Every year, for four days in August, a sleepy farming village in the Northern German countryside becomes the epicenter of the metal universe.
More than 75,000 metal heads from around the globe invade the Wacken Open Air festival to pay homage to the greatest bands in the world of metal.
‘Wacken 3D’ is a new feature documentary, shot between July and August last year in stereoscopic 3D, that gives audiences a chance to experience the festival in a most intimate way: the fans, the music and the unique atmosphere. And that wasn’t always easy, says director Norbert Heitker: “It was quite risky to shoot all of those scenes and get a clear picture of what was going on at the end of the day. There were no paid actors, you couldn’t plan interviews with musicians. So people say what they want to say. All you can do is ask the question again and get the answer you’re hoping for,” he adds.
The first Wacken Open Air event in 1990 drew less than 800 people, but it has since grown to become the biggest open air festival of its kind. Tickets are sold out within days, long before all of the participating bands are announced.
Wacken Open Air is now celebrating its 25th birthday and its founders are delighted at the film’s timely release.

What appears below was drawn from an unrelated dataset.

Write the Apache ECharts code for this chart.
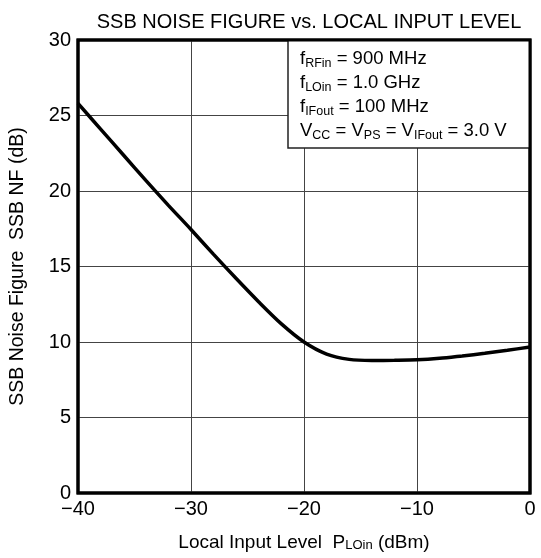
<!DOCTYPE html>
<html>
<head>
<meta charset="utf-8">
<script src="https://cdn.jsdelivr.net/npm/echarts@6/dist/echarts.min.js"></script>
<style>html,body{margin:0;padding:0;background:#fff}#c{width:541px;height:558px}</style>
</head>
<body>
<div id="c"></div>
<script>
const xValues = [-40, -38, -36, -34, -32, -30, -28, -26, -24, -22, -20, -18, -16, -14, -12, -10, -8, -6, -4, -2, 0];
const nfValues = [25.8, 24.1, 22.4, 20.7, 19.05, 17.45, 15.8, 14.2, 12.65, 11.2, 10.0, 9.2, 8.85, 8.78, 8.79, 8.82, 8.92, 9.08, 9.25, 9.45, 9.67];
const xTicks = [-40, -30, -20, -10, 0];
const yTicks = [0, 5, 10, 15, 20, 25, 30];
const noteLines = [
  ['f', 'RFin', ' = 900 MHz'],
  ['f', 'LOin', ' = 1.0 GHz'],
  ['f', 'IFout', ' = 100 MHz']
];

const FONT = '"Liberation Sans", Arial, sans-serif';
const chart = echarts.init(document.getElementById('c'));

const noteText = noteLines.map(l => l[0] + '{s|' + l[1] + '}{n|' + l[2] + '}').join('\n') +
  '\nV{s|CC}{n| = V}{s|PS}{n| = V}{s|IFout}{n| = 3.0 V}';

chart.setOption({
  animation: false,
  title: {
    text: 'SSB NOISE FIGURE vs. LOCAL INPUT LEVEL',
    left: 304, textAlign: 'center', top: 7,
    textStyle: { fontFamily: FONT, fontSize: 20, fontWeight: 'normal', color: '#000' }
  },
  grid: { left: 78, right: 11, top: 40, bottom: 65, show: true, borderColor: '#000', borderWidth: 3, backgroundColor: 'transparent' },
  xAxis: {
    type: 'value', min: xTicks[0], max: xTicks[xTicks.length - 1], interval: 10,
    name: 'Local Input Level  P{s|LOin} (dBm)', nameLocation: 'middle', nameGap: 40,
    nameTextStyle: { fontFamily: FONT, fontSize: 19, color: '#000',
      rich: { s: { fontFamily: FONT, fontSize: 13, color: '#000', verticalAlign: 'bottom', padding: [1, 0, 0, 0] } } },
    axisLine: { show: false },
    axisTick: { show: false },
    axisLabel: { fontFamily: FONT, fontSize: 20, color: '#000', margin: 6,
      formatter: v => String(v).replace('-', '\u2212') },
    splitLine: { show: true, lineStyle: { color: '#444', width: 1 } }
  },
  yAxis: {
    type: 'value', min: yTicks[0], max: yTicks[yTicks.length - 1], interval: 5,
    name: 'SSB Noise Figure  SSB NF (dB)', nameLocation: 'middle', nameGap: 50,
    nameTextStyle: { fontFamily: FONT, fontSize: 19.5, color: '#000' },
    axisLine: { show: false },
    axisTick: { show: false },
    axisLabel: { fontFamily: FONT, fontSize: 20, color: '#000', margin: 7 },
    splitLine: { show: true, lineStyle: { color: '#444', width: 1 } }
  },
  series: [{
    type: 'line',
    data: xValues.map((x, i) => [x, nfValues[i]]),
    smooth: 0.3,
    showSymbol: false,
    lineStyle: { color: '#000', width: 3.5 },
    z: 3
  }],
  graphic: [{
    type: 'rect',
    shape: { x: 288, y: 40, width: 242, height: 108 },
    style: { fill: '#fff', stroke: '#222', lineWidth: 1.5 },
    z: 4
  }, {
    type: 'text',
    left: 300, top: 47,
    style: {
      text: noteText,
      fontFamily: FONT, fontSize: 18.5, fill: '#000', lineHeight: 24,
      rich: {
        s: { fontFamily: FONT, fontSize: 12.5, fill: '#000', lineHeight: 24, verticalAlign: 'bottom', padding: [0, 0, 1, 0] },
        n: { fontFamily: FONT, fontSize: 18.5, fill: '#000', lineHeight: 24 }
      }
    },
    z: 5
  }, {
    type: 'rect',
    shape: { x: 78, y: 40, width: 452, height: 453 },
    style: { fill: 'none', stroke: '#000', lineWidth: 3 },
    z: 6, silent: true
  }]
});
</script>
</body>
</html>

“I think this really is – I wouldn’t say divine intervention – but to have this film out now, on the 25th anniversary of the festival, is of course a very lucky coincidence. It feels right. It’s great to have a movie that talks about what these 25 years mean to us,” says the event’s co-founder and organiser Thomas Jensen.
Using 18 state-of-the-art 3D cameras, Norbert Heitker and his team covered last year’s Wacken Open Air around the clock, from behind the scenes right to the heart of the metal fan crowds.
“Wacken 3D”, an intimate portrayal of the world’s biggest metal festival, is out now in Germany.